= František Listopad =

Czech poet, prose writer, essayist, theatre and television director

František Listopad (26 November 1921 – 1 October 2017) (born Jiří Synek, in Portugal known as Jorge Listopad) was a Czech poet, prose writer, essayist, theatre and television director, promoter of Czech literature and culture abroad, regarded as an expert on Central European thought and cultural output.

==Biography==
František Listopad was born on 26 November 1921 in Prague and died in Lisbon on 1 October 2017. His nom de plume of Listopad is Czech for November, the month of his birth. After graduating from Jirásek Grammar School, he studied Aesthetics and Literary Science at the Faculty of Philosophy, Charles University. During the war he was a member of the illegal Freedom Movement („Hnutí za svobodu“), and his father and sister were imprisoned. He was awarded Czechoslovak, Portuguese, Yugoslav, and French military decorations.

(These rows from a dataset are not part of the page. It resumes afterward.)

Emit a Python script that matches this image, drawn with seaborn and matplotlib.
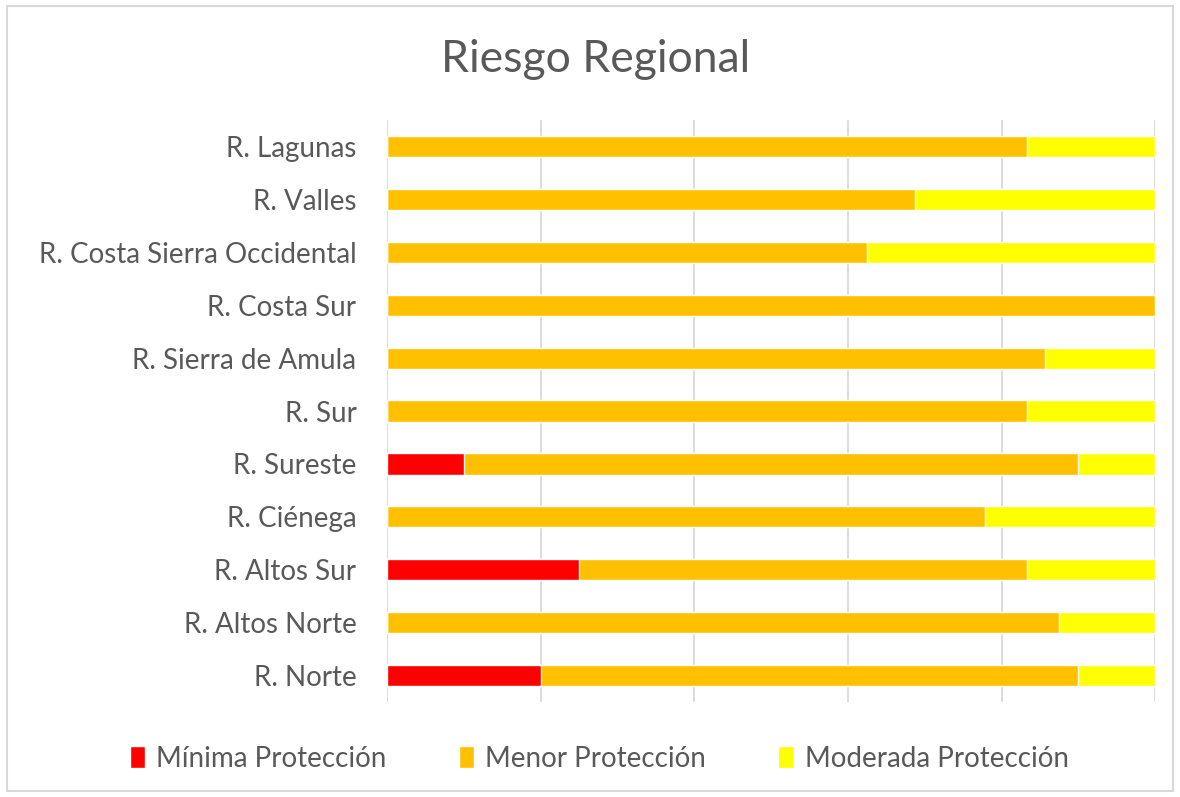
import pandas as pd
import matplotlib.pyplot as plt
import seaborn as sns
from matplotlib.patches import Rectangle, Patch

# Datos (porcentaje por región)
regiones = ["R. Lagunas", "R. Valles", "R. Costa Sierra Occidental", "R. Costa Sur",
            "R. Sierra de Amula", "R. Sur", "R. Sureste", "R. Ciénega",
            "R. Altos Sur", "R. Altos Norte", "R. Norte"]
minima = [0, 0, 0, 0, 0, 0, 10, 0, 25, 0, 20]
menor = [83.3, 68.75, 62.5, 100, 85.7, 83.3, 80, 77.8, 58.3, 87.5, 70]
moderada = [16.7, 31.25, 37.5, 0, 14.3, 16.7, 10, 22.2, 16.7, 12.5, 10]

colores = {"Mínima Protección": "#FF0000", "Menor Protección": "#FFC000",
           "Moderada Protección": "#FFFF00"}

df = pd.DataFrame({"region": regiones, "minima": minima, "menor": menor, "moderada": moderada})
df["c1"] = df["minima"]
df["c2"] = df["minima"] + df["menor"]
df["c3"] = df["c2"] + df["moderada"]

sns.set_style("white")
plt.rcParams["font.family"] = ["Lato", "DejaVu Sans"]

fig = plt.figure(figsize=(11.8, 7.97), dpi=100)
ax = fig.add_axes([0.328, 0.1192, 0.651, 0.7302])

# Barras apiladas: se dibujan acumuladas de mayor a menor
for col, color in zip(["c3", "c2", "c1"], list(colores.values())[::-1]):
    sns.barplot(data=df, x=col, y="region", order=regiones, color=color,
                width=0.4, saturation=1, ax=ax, orient="y")

ax.set_xlim(0, 100)
ax.set_ylim(len(regiones) - 0.5, -0.5)
ax.set_xticks([0, 20, 40, 60, 80, 100])
ax.set_xticklabels([])
ax.grid(axis="x", color="#D9D9D9", linewidth=1.3)
ax.set_axisbelow(True)
for s in ax.spines.values():
    s.set_visible(False)
ax.set_xlabel("")
ax.set_ylabel("")
ax.tick_params(axis="y", length=0, labelsize=20, labelcolor="#595959", pad=22)
ax.tick_params(axis="x", length=0)

fig.text(0.505, 0.925, "Riesgo Regional", ha="center", va="center",
         fontsize=32, color="#595959")

handles = [Patch(facecolor=c, label=k) for k, c in colores.items()]
fig.legend(handles=handles, loc="center", bbox_to_anchor=(0.508, 0.048), ncol=3,
           frameon=False, fontsize=20, labelcolor="#595959", handlelength=0.55,
           handleheight=0.8, handletextpad=0.4, columnspacing=2.6)

fig.patches.append(Rectangle((0.006, 0.008), 0.988, 0.984, transform=fig.transFigure,
                             fill=False, edgecolor="#D9D9D9", linewidth=1.5))

fig.savefig("out.png", dpi=100)
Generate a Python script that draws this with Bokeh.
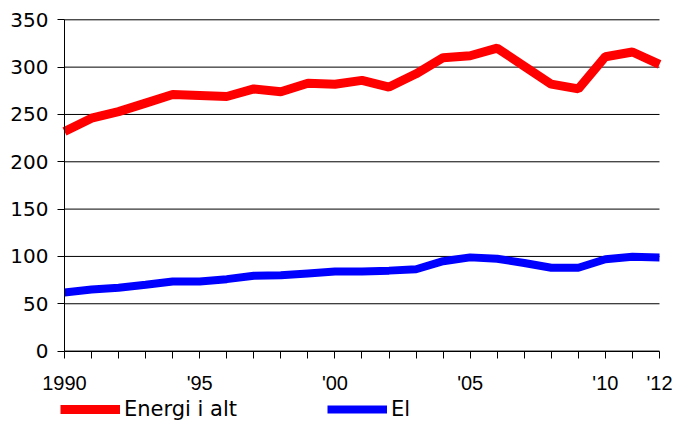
from bokeh.plotting import figure
from bokeh.models import FixedTicker, Legend, LegendItem, Range1d
from bokeh.embed import file_html
from bokeh.resources import INLINE

years = list(range(1990, 2013))
energi_i_alt = [232, 246, 253, 262, 271, 270, 269, 277, 274, 283, 282, 286, 279,
                293, 310, 312, 320, 301, 282, 277, 311, 316, 303]
el = [62, 65, 67, 70, 73.5, 73.5, 76, 79.5, 80, 82, 84, 84, 85,
      86.5, 95, 99, 97.5, 93, 88, 88, 97, 99.6, 99]
x_tick_labels = {1990: "1990", 1995: "'95", 2000: "'00", 2005: "'05", 2010: "'10", 2012: "'12"}
y_ticks = [0, 50, 100, 150, 200, 250, 300, 350]

p = figure(width=674, height=421, output_backend="svg", toolbar_location=None,
           x_range=Range1d(1987.634, 2012.555), y_range=Range1d(-74.4, 370.4),
           min_border_left=0, min_border_right=0, min_border_top=0, min_border_bottom=0)
p.outline_line_color = None
p.background_fill_color = "white"

# horizontal gridlines spanning the data years
p.segment(x0=years[0], x1=years[-1], y0=y_ticks, y1=y_ticks,
          line_color="#000000", line_width=1)

r1 = p.line(years, energi_i_alt, line_color="#FF0000", line_width=9)
r2 = p.line(years, el, line_color="#0000FF", line_width=8)

p.xgrid.visible = False
p.ygrid.visible = False

p.yaxis.fixed_location = years[0]
p.yaxis.ticker = FixedTicker(ticks=y_ticks)
p.yaxis.bounds = (y_ticks[0], y_ticks[-1])
p.yaxis.major_tick_out = 7
p.yaxis.major_tick_in = 0
p.yaxis.minor_tick_line_color = None
p.yaxis.axis_line_color = "#000000"
p.yaxis.major_tick_line_color = "#000000"
p.yaxis.major_label_text_font = "DejaVu Sans"
p.yaxis.major_label_text_font_size = "20px"
p.yaxis.major_label_text_color = "#000000"
p.yaxis.major_label_standoff = 9

p.xaxis.fixed_location = y_ticks[0]
p.xaxis.ticker = FixedTicker(ticks=years)
p.xaxis.bounds = (years[0], years[-1])
p.xaxis.major_label_overrides = {y: x_tick_labels.get(y, "") for y in years}
p.xaxis.major_tick_out = 7
p.xaxis.major_tick_in = 0
p.xaxis.minor_tick_line_color = None
p.xaxis.axis_line_color = "#000000"
p.xaxis.major_tick_line_color = "#000000"
p.xaxis.major_label_text_font = "Liberation Sans"
p.xaxis.major_label_text_font_size = "20px"
p.xaxis.major_label_text_color = "#000000"
p.xaxis.major_label_standoff = 14

legend = Legend(items=[LegendItem(label="Energi i alt", renderers=[r1]),
                       LegendItem(label="El", renderers=[r2])],
                orientation="horizontal", location=(60, 0),
                padding=0, margin=0, spacing=90,
                glyph_width=60, glyph_height=20, label_standoff=4,
                label_text_font="DejaVu Sans", label_text_font_size="21px",
                label_text_color="#000000",
                border_line_alpha=0, background_fill_alpha=0)
p.add_layout(legend, "center")

open("out.html", "w").write(file_html(p, INLINE))
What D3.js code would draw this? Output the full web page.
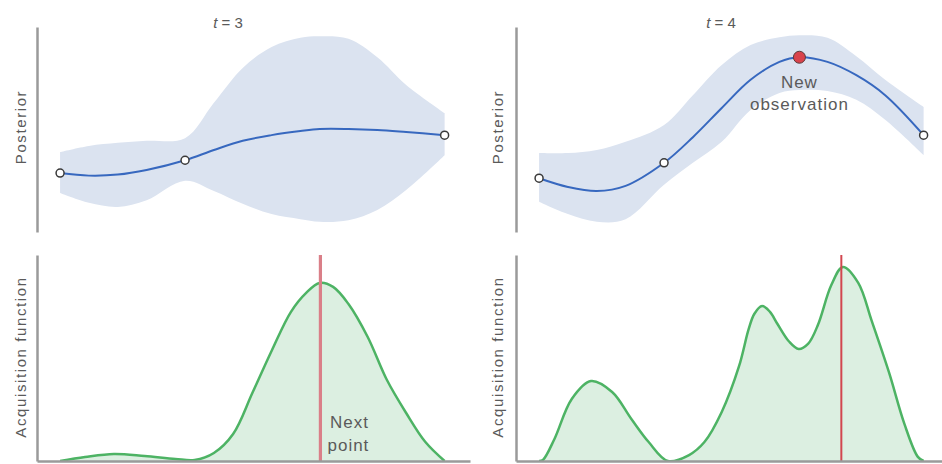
<!DOCTYPE html>
<html>
<head>
<meta charset="utf-8">
<script src="https://cdn.jsdelivr.net/npm/d3@7"></script>
<style>
  html, body { margin: 0; padding: 0; background: #fff; }
  svg { display: block; }
  text { font-family: "Liberation Sans", Arial, Helvetica, sans-serif; fill: #5a5a5a; }
</style>
</head>
<body>
<svg id="chart" width="942" height="464"></svg>
<script>
// ---- Gaussian-process posterior at step t = 3 ----
const postX3     = [0, 0.75, 1.5, 2.25, 3.25, 4, 4.75, 5.5, 6.25, 6.75, 7.5, 8.25, 9, 10];
const postMean3  = [-0.85, -0.90, -0.88, -0.79, -0.60, -0.40, -0.22, -0.11, -0.03, 0.01, 0.01, -0.01, -0.05, -0.11];
const postUpper3 = [-0.44, -0.32, -0.26, -0.22, -0.17, 0.52, 1.20, 1.61, 1.79, 1.82, 1.77, 1.41, 0.87, 0.32];
const postLower3 = [-1.24, -1.43, -1.51, -1.38, -1.00, -1.20, -1.45, -1.65, -1.75, -1.80, -1.77, -1.57, -1.18, -0.50];
const obsX3 = [0, 3.25, 10];
const obsY3 = [-0.85, -0.60, -0.11];

// ---- Acquisition function at step t = 3 ----
const acqX3 = [0, 0.65, 1.4, 2.2, 3.0, 3.5, 4.0, 4.5, 5.0, 5.5, 6.0, 6.4, 6.75, 7.1, 7.5, 8.0, 8.5, 9.0, 9.5, 10];
const acqY3 = [0, 0.019, 0.034, 0.024, 0.010, 0.005, 0.039, 0.131, 0.330, 0.534, 0.723, 0.816, 0.864, 0.845, 0.762, 0.602, 0.393, 0.233, 0.092, 0];
const nextX3 = 6.77;

// ---- Gaussian-process posterior at step t = 4 ----
const postX4     = [0, 0.75, 1.5, 2.25, 3.25, 4, 4.75, 5.5, 6.25, 6.77, 7.5, 8.25, 9, 10];
const postMean4  = [-0.95, -1.12, -1.20, -1.10, -0.65, -0.15, 0.42, 0.97, 1.32, 1.41, 1.32, 1.06, 0.67, -0.11];
const postUpper4 = [-0.46, -0.46, -0.40, -0.24, 0.09, 0.67, 1.26, 1.65, 1.80, 1.84, 1.79, 1.43, 0.97, 0.44];
const postLower4 = [-1.41, -1.65, -1.80, -1.75, -1.08, -0.65, -0.24, 0.38, 0.71, 0.77, 0.75, 0.58, 0.19, -0.50];
const obsX4 = [0, 3.25, 10];
const obsY4 = [-0.95, -0.65, -0.11];
const newObsX4 = 6.77;
const newObsY4 = 1.41;

// ---- Acquisition function at step t = 4 ----
const acqX4 = [0, 0.1, 0.4, 0.85, 1.35, 1.9, 2.4, 2.85, 3.35, 3.9, 4.3, 4.75, 5.2, 5.45, 5.6, 5.8, 6.0, 6.2, 6.5, 6.75, 7.0, 7.25, 7.6, 7.9, 8.3, 8.65, 9.1, 9.5, 9.85, 10];
const acqY4 = [0, 0.005, 0.107, 0.301, 0.388, 0.335, 0.204, 0.092, 0, 0.029, 0.092, 0.238, 0.460, 0.640, 0.715, 0.752, 0.725, 0.665, 0.580, 0.544, 0.570, 0.660, 0.854, 0.942, 0.865, 0.680, 0.430, 0.180, 0.020, 0];
const nextX4 = 7.86;

const titles = ["t = 3", "t = 4"];

// ---- layout ----
const svg = d3.select("#chart");
const panelW = 433;
const panelLeft = [37, 516];
const topY = 27, topH = 205;
const botY = 255, botH = 206;

const x = d3.scaleLinear().domain([-0.6, 10.66]).range([0, panelW]);
const yPost = d3.scaleLinear().domain([-2, 2]).range([topH, 0]);
const yAcq = d3.scaleLinear().domain([0, 1]).range([botH, 0]);
const smooth = d3.curveCatmullRom.alpha(0.5);

const colors = {
  band: "#dbe3f0",
  mean: "#3768bf",
  acqLine: "#4db364",
  acqFill: "#dcefe1",
  axis: "#9a9a9a",
  obsStroke: "#3a3a3a",
  newObs: "#d9434c"
};

function zip(xs, ys) { return xs.map((v, i) => [v, ys[i]]); }

// clip region keeps the acquisition curve from dipping under its baseline
const defs = svg.append("defs");
defs.append("clipPath").attr("id", "acq-clip")
  .append("rect")
  .attr("x", 0).attr("y", -10)
  .attr("width", panelW).attr("height", botH + 11);

function drawPosterior(g, xs, mean, upper, lower, ox, oy) {
  const band = xs.map((v, i) => ({ x: v, lo: lower[i], hi: upper[i] }));
  g.append("path")
    .datum(band)
    .attr("fill", colors.band)
    .attr("d", d3.area()
      .x(d => x(d.x))
      .y0(d => yPost(d.lo))
      .y1(d => yPost(d.hi))
      .curve(smooth));

  g.append("path")
    .datum(zip(xs, mean))
    .attr("fill", "none")
    .attr("stroke", colors.mean)
    .attr("stroke-width", 2)
    .attr("d", d3.line()
      .x(d => x(d[0]))
      .y(d => yPost(d[1]))
      .curve(smooth));

  g.selectAll("circle.obs")
    .data(zip(ox, oy))
    .join("circle")
    .attr("class", "obs")
    .attr("cx", d => x(d[0]))
    .attr("cy", d => yPost(d[1]))
    .attr("r", 4)
    .attr("fill", "#fff")
    .attr("stroke", colors.obsStroke)
    .attr("stroke-width", 1.5);

  g.append("g")
    .attr("class", "axis")
    .call(d3.axisLeft(yPost).tickValues([]).tickSizeOuter(0))
    .call(a => a.select(".domain").attr("stroke", colors.axis).attr("stroke-width", 2.5));
}

function drawAcquisition(g, xs, ys, nextX, nextColor, nextWidth) {
  const pts = zip(xs, ys);
  const clipped = g.append("g").attr("clip-path", "url(#acq-clip)");
  clipped.append("path")
    .datum(pts)
    .attr("fill", colors.acqFill)
    .attr("d", d3.area()
      .x(d => x(d[0]))
      .y0(yAcq(0))
      .y1(d => yAcq(d[1]))
      .curve(smooth));

  clipped.append("path")
    .datum(pts)
    .attr("fill", "none")
    .attr("stroke", colors.acqLine)
    .attr("stroke-width", 2.5)
    .attr("d", d3.line()
      .x(d => x(d[0]))
      .y(d => yAcq(d[1]))
      .curve(smooth));

  g.append("line")
    .attr("x1", x(nextX)).attr("x2", x(nextX))
    .attr("y1", yAcq(1)).attr("y2", yAcq(0))
    .attr("stroke", nextColor)
    .attr("stroke-width", nextWidth);

  g.append("g")
    .attr("class", "axis")
    .call(d3.axisLeft(yAcq).tickValues([]).tickSizeOuter(0))
    .call(a => a.select(".domain").attr("stroke", colors.axis).attr("stroke-width", 2.5));

  g.append("g")
    .attr("class", "axis")
    .attr("transform", `translate(0,${botH})`)
    .call(d3.axisBottom(x).tickValues([]).tickSizeOuter(0))
    .call(a => a.select(".domain").attr("stroke", colors.axis).attr("stroke-width", 2.5));
}

function yLabel(g, text, cy, bx) {
  g.append("text")
    .attr("transform", `translate(${bx},${cy}) rotate(-90)`)
    .attr("text-anchor", "middle")
    .style("font-size", "15px")
    .style("letter-spacing", "1.6px")
    .text(text);
}

function title(g, label, cx) {
  const parts = label.split(" ");
  const t = g.append("text")
    .attr("x", cx).attr("y", 28)
    .attr("text-anchor", "middle")
    .style("font-size", "15px");
  t.append("tspan").style("font-style", "italic").text(parts[0]);
  t.append("tspan").text(" " + parts.slice(1).join(" "));
}

const panels = [
  { post: [postX3, postMean3, postUpper3, postLower3, obsX3, obsY3], acq: [acqX3, acqY3, nextX3, "#da7f88", 3.2], titleX: 228, labelX: 26 },
  { post: [postX4, postMean4, postUpper4, postLower4, obsX4, obsY4], acq: [acqX4, acqY4, nextX4, "#d2464f", 2], titleX: 721, labelX: 503 }
];

panels.forEach((p, i) => {
  const gTop = svg.append("g").attr("transform", `translate(${panelLeft[i]},${topY})`);
  drawPosterior(gTop, ...p.post);
  const gBot = svg.append("g").attr("transform", `translate(${panelLeft[i]},${botY})`);
  drawAcquisition(gBot, ...p.acq);
  title(svg, titles[i], p.titleX);
  yLabel(svg, "Posterior", 127, p.labelX);
  yLabel(svg, "Acquisition function", 357, p.labelX);
});

// newly observed point at t = 4
const gNew = svg.append("g").attr("transform", `translate(${panelLeft[1]},${topY})`);
gNew.append("circle")
  .attr("cx", x(newObsX4))
  .attr("cy", yPost(newObsY4))
  .attr("r", 6)
  .attr("fill", colors.newObs)
  .attr("stroke", "#5a3a3a")
  .attr("stroke-width", 1);

const noteStyle = t => t.attr("text-anchor", "middle").style("font-size", "17px").style("letter-spacing", "1px");
gNew.append("text").attr("x", x(newObsX4)).attr("y", 88 - topY).text("New").call(noteStyle);
gNew.append("text").attr("x", x(newObsX4)).attr("y", 110 - topY).text("observation").call(noteStyle);

const gNext = svg.append("g").attr("transform", `translate(${panelLeft[0]},${botY})`);
gNext.append("text").attr("x", x(nextX3) + 29).attr("y", 428 - botY).text("Next").call(noteStyle);
gNext.append("text").attr("x", x(nextX3) + 28).attr("y", 451 - botY).text("point").call(noteStyle);
</script>
</body>
</html>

He was the co-founder of the daily newspaper Mladá fronta. In 1947, he was the press attaché of the Czechoslovak Embassy in Paris and an editor of the Parisian weekly periodical Parallele 50. After February 1948 he was recalled, but remained in Paris.

He worked for ORTF until 1958, when he left for Portugal, where he lived for the rest of his life. He wrote poetry and short poetic fiction in Czech and essays and plays in Portuguese.

In 2007, he was awarded the literary prize by La fondation de la Charte 77.